A crónica é a expressão do tempo irreversível do poder, e também o instrumento que mantém a progressão voluntarista deste tempo a partir do seu traçado anterior, porque esta orientação do tempo deve desmoronar-se com a força de cada poder particular; voltando a cair no esquecimento indiferente do único tempo cíclico conhecido pelas massas camponesas que, na derrocada dos impérios e das suas cronologias, nunca mudam. Os possuidores da história puseram no tempo um sentido: uma direcção que é também uma significação. Mas esta história desenvolve-se e sucumbe à parte; ela deixa imutável a sociedade profunda, porque ela é justamente o que permanece separado da realidade comum. É no que a história dos impérios do Oriente se reduz para nós à história das religiões: estas cronologias caídas em ruínas não deixaram mais do que a história aparentemente autónoma das ilusões que as envolviam.
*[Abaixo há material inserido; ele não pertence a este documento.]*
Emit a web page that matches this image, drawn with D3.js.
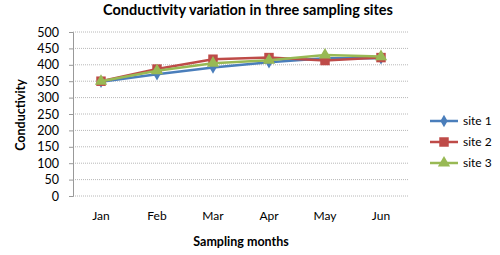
<!DOCTYPE html>
<html>
<head>
<meta charset="utf-8">
<script src="https://cdn.jsdelivr.net/npm/d3@7"></script>
<style>
  body { margin: 0; background: #fff; }
  text { font-family: Lato, "Open Sans", sans-serif; }
</style>
</head>
<body>
<div id="chart"></div>
<script>
var months = ["Jan", "Feb", "Mar", "Apr", "May", "Jun"];
var site1 = [348, 371, 392, 408, 420, 420];
var site2 = [350, 387, 417, 422, 413, 422];
var site3 = [350, 382, 405, 414, 430, 425];
var seriesNames = ["site 1", "site 2", "site 3"];
var seriesColors = ["#4a7ebb", "#be4b48", "#98b954"];
var yTicks = d3.range(0, 501, 50);

var width = 500, height = 255;
var margin = { top: 32, right: 91, bottom: 59, left: 73 };
var innerW = width - margin.left - margin.right;
var innerH = height - margin.top - margin.bottom;

var svg = d3.select("#chart").append("svg")
    .attr("width", width)
    .attr("height", height);

var g = svg.append("g")
    .attr("transform", "translate(" + margin.left + "," + margin.top + ")");

var x = d3.scaleBand().domain(months).range([0, innerW]);
var y = d3.scaleLinear().domain([0, 500]).range([innerH, 0]);

// gridlines
g.selectAll("line.grid")
    .data(yTicks)
    .enter().append("line")
    .attr("class", "grid")
    .attr("x1", 0).attr("x2", innerW)
    .attr("y1", function(d) { return y(d); })
    .attr("y2", function(d) { return y(d); })
    .style("stroke", "#b8b8b8")
    .style("stroke-width", 1)
    .style("stroke-dasharray", "1,1");

// y axis
var yAxis = g.append("g")
    .call(d3.axisLeft(y).tickValues(yTicks).tickSize(4).tickPadding(10));
yAxis.select(".domain").style("stroke", "#999");
yAxis.selectAll(".tick line").style("stroke", "#999");
yAxis.selectAll("text")
    .style("font-family", "Lato, 'Open Sans', sans-serif")
    .style("font-size", "12.5px")
    .style("fill", "#000");

// x labels
var xAxis = g.append("g")
    .attr("transform", "translate(0," + innerH + ")")
    .call(d3.axisBottom(x).tickSize(0).tickPadding(15));
xAxis.select(".domain").remove();
xAxis.selectAll("text")
    .style("font-family", "Lato, 'Open Sans', sans-serif")
    .style("font-size", "12px")
    .style("fill", "#000");

var data = [site1, site2, site3];
var line = d3.line()
    .x(function(d, i) { return x(months[i]) + x.bandwidth() / 2; })
    .y(function(d) { return y(d); });

var symbols = [d3.symbolDiamond, d3.symbolSquare, d3.symbolTriangle];
var symbolSizes = [45, 90, 65];

data.forEach(function(vals, k) {
    g.append("path")
        .datum(vals)
        .attr("d", line)
        .style("fill", "none")
        .style("stroke", seriesColors[k])
        .style("stroke-width", 2.5);

    g.selectAll("path.pt" + k)
        .data(vals)
        .enter().append("path")
        .attr("class", "pt" + k)
        .attr("transform", function(d, i) {
            return "translate(" + (x(months[i]) + x.bandwidth() / 2) + "," + y(d) + ")";
        })
        .attr("d", d3.symbol().type(symbols[k]).size(symbolSizes[k]))
        .style("fill", seriesColors[k]);
});

// legend
var legend = svg.append("g")
    .attr("transform", "translate(430,121)");
seriesNames.forEach(function(name, k) {
    var row = legend.append("g").attr("transform", "translate(0," + (k * 21) + ")");
    row.append("line")
        .attr("x1", 0).attr("x2", 28)
        .style("stroke", seriesColors[k])
        .style("stroke-width", 2.5);
    row.append("path")
        .attr("transform", "translate(14,0)")
        .attr("d", d3.symbol().type(symbols[k]).size(symbolSizes[k]))
        .style("fill", seriesColors[k]);
    row.append("text")
        .attr("x", 33).attr("dy", "0.35em")
        .style("font-size", "12px")
        .text(name);
});

// titles
svg.append("text")
    .attr("x", 248).attr("y", 15)
    .attr("text-anchor", "middle")
    .style("font-weight", "bold")
    .style("font-size", "14.5px")
    .text("Conductivity variation in three sampling sites");

svg.append("text")
    .attr("x", 241).attr("y", 246)
    .attr("text-anchor", "middle")
    .style("font-weight", "bold")
    .style("font-size", "12.5px")
    .text("Sampling months");

svg.append("text")
    .attr("transform", "translate(25,115) rotate(-90)")
    .attr("text-anchor", "middle")
    .style("font-weight", "bold")
    .style("font-size", "12.5px")
    .text("Conductivity");
</script>
</body>
</html>
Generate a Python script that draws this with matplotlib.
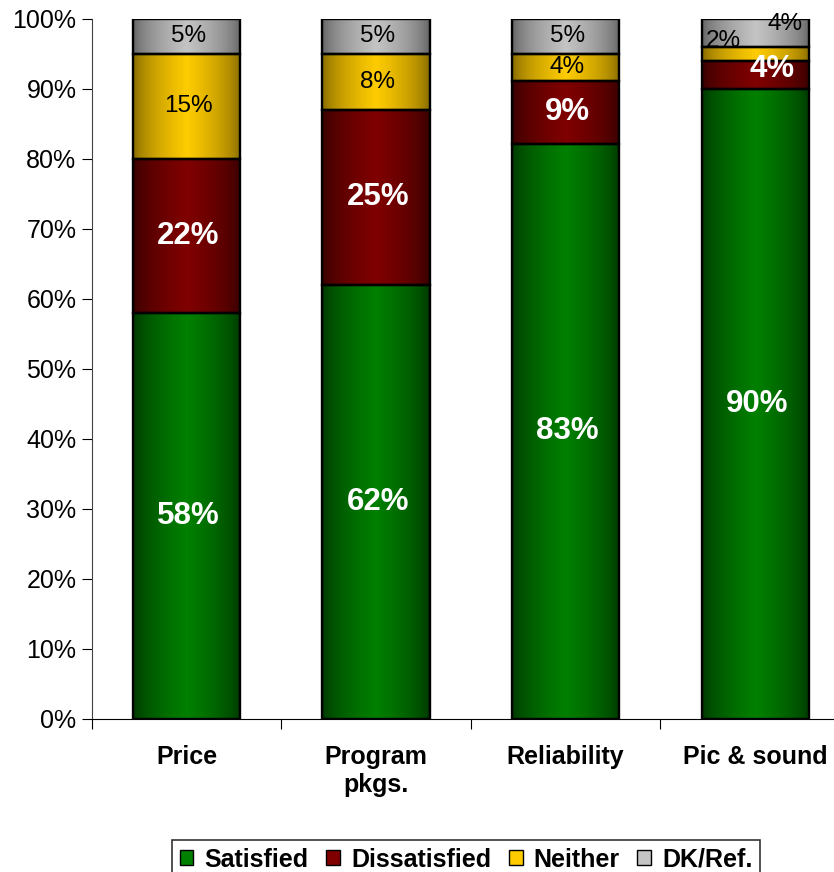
import numpy as np
import matplotlib.pyplot as plt
from matplotlib.colors import to_rgb
from matplotlib.patches import Patch

plt.rcParams["font.family"] = ["Liberation Sans", "DejaVu Sans"]

categories = ["Price", "Program\npkgs.", "Reliability", "Pic & sound"]
series = ["Satisfied", "Dissatisfied", "Neither", "DK/Ref."]
satisfied = [58, 62, 83, 90]
dissatisfied = [22, 25, 9, 4]
neither = [15, 8, 4, 2]
dk_ref = [5, 5, 5, 4]

# edge (dark) and centre (bright) colour of each series
dark_cols = ["#003000", "#300000", "#7a6000", "#5a5a5a"]
light_cols = ["#008000", "#800000", "#ffcc00", "#c4c4c4"]
label_cols = ["white", "white", "black", "black"]
label_bold = [True, True, False, False]


def gradient_img(dark, light, n=200):
    t = np.linspace(0, 1, n)
    mix = (1 - np.abs(2 * t - 1)) ** 0.55
    d = np.array(to_rgb(dark))
    l = np.array(to_rgb(light))
    row = d[None, :] + (l - d)[None, :] * mix[:, None]
    return row[None, :, :]


def main():
    values = np.array([satisfied, dissatisfied, neither, dk_ref], dtype=float)
    totals = values.sum(axis=0)
    shares = values / totals * 100

    fig = plt.figure(figsize=(8.34, 8.72), dpi=100)
    ax = fig.add_axes([0.110, 0.1755, 0.909, 0.8028])
    x = np.arange(len(categories))
    width = 0.565

    bottom = np.zeros(len(categories))
    for i, name in enumerate(series):
        bars = ax.bar(x, shares[i], width, bottom=bottom, facecolor="none",
                      edgecolor="black", linewidth=1.7, label=name, zorder=3)
        img = gradient_img(dark_cols[i], light_cols[i])
        for p in bars.patches:
            ax.imshow(img, extent=[p.get_x(), p.get_x() + p.get_width(),
                                   p.get_y(), p.get_y() + p.get_height()],
                      aspect="auto", zorder=2, interpolation="bilinear")
        for j, p in enumerate(bars.patches):
            cx = p.get_x() + p.get_width() / 2 + 0.01
            cy = p.get_y() + p.get_height() / 2
            dx, dy = 0, 0
            # the last column's small labels were dragged aside in the original
            if j == 3 and i == 1:
                dx, dy = 0.08, 0.9
            elif j == 3 and i == 2:
                dx, dy = -0.18, 1.8
            elif j == 3 and i == 3:
                dx, dy = 0.15, 1.3
            ax.text(cx + dx, cy + dy, f"{int(values[i, j])}%", ha="center", va="center",
                    color=label_cols[i], fontsize=22.5 if label_bold[i] else 17.5,
                    fontweight="bold" if label_bold[i] else "normal", zorder=5)
        bottom += shares[i]

    ax.set_xlim(-0.5, 3.5)
    ax.set_ylim(0, 100)
    ax.set_yticks(np.arange(0, 101, 10))
    ax.set_yticklabels([f"{v}%" for v in range(0, 101, 10)], fontsize=18)
    ax.set_xticks(np.arange(-0.5, 4, 1))
    ax.set_xticklabels([])
    ax.set_xticks(x, minor=True)
    ax.set_xticklabels(categories, minor=True, fontsize=18, fontweight="bold")
    ax.tick_params(axis="x", which="minor", length=0, pad=19)
    ax.tick_params(axis="x", which="major", length=7, direction="out")
    ax.tick_params(axis="y", length=7, direction="out", pad=4)
    for s in ["top", "right"]:
        ax.spines[s].set_visible(False)
    ax.spines["left"].set_color("#404040")

    handles = [Patch(facecolor=light_cols[i], edgecolor="black", linewidth=1.0)
               for i in range(len(series))]
    leg = fig.legend(handles, series, loc="upper left",
                     bbox_to_anchor=(172 / 834, 1 - 840 / 872),
                     ncol=4, frameon=True, fancybox=False,
                     prop={"weight": "bold", "size": 18}, handlelength=0.55,
                     handleheight=0.55, handletextpad=0.45, columnspacing=0.7,
                     borderpad=0.3, borderaxespad=0)
    leg.get_frame().set_edgecolor("black")
    leg.get_frame().set_linewidth(1.2)

    plt.savefig("out.png", dpi=100)
    plt.close()


if __name__ == "__main__":
    main()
Os Senhores que detêm a propriedade privada da história, sob a protecção do mito, detêm-na eles próprios, antes do mais, sob o modo da ilusão: na China e no Egipto, eles tiveram durante muito tempo o monopólio da imortalidade da alma; como as suas primeiras dinastias reconhecidas são a reorganização imaginária do passado. Mas esta posse ilusória dos Senhores é também toda a posse possível, nesse momento, de uma história comum e da sua própria história (...)

O raciocínio sobre a história é inseparavelmente raciocínio sobre o poder. A Grécia foi esse momento em que o poder e a sua mudança se discutem e se compreendem, a democracia dos Senhores da sociedade. Lá, era o inverso das condições conhecidas pelo Estado despótico, onde o poder nunca ajusta as suas contas senão consigo próprio, na inacessível obscuridade do seu ponto mais concentrado: pela revolução de palácio, que o êxito ou o revés põe igualmente fora de discussão. Porém, o poder partilhado das comunidades gregas não existia senão no dispêndio de uma vida social de que a produção continuava separada e estática na classe servil. Só aqueles que não trabalham, vivem. Na divisão das comunidades gregas e na luta pela exploração das cidades estrangeiras, estava exteriorizado o princípio da separação que fundava interiormente cada uma delas. A Grécia, que tinha sonhado a história universal, não conseguiu unir-se face à invasão; nem sequer a unificar os calendários das suas cidades independentes. Na Grécia, o tempo histórico tornou-se consciente, mas não ainda consciente de si mesmo."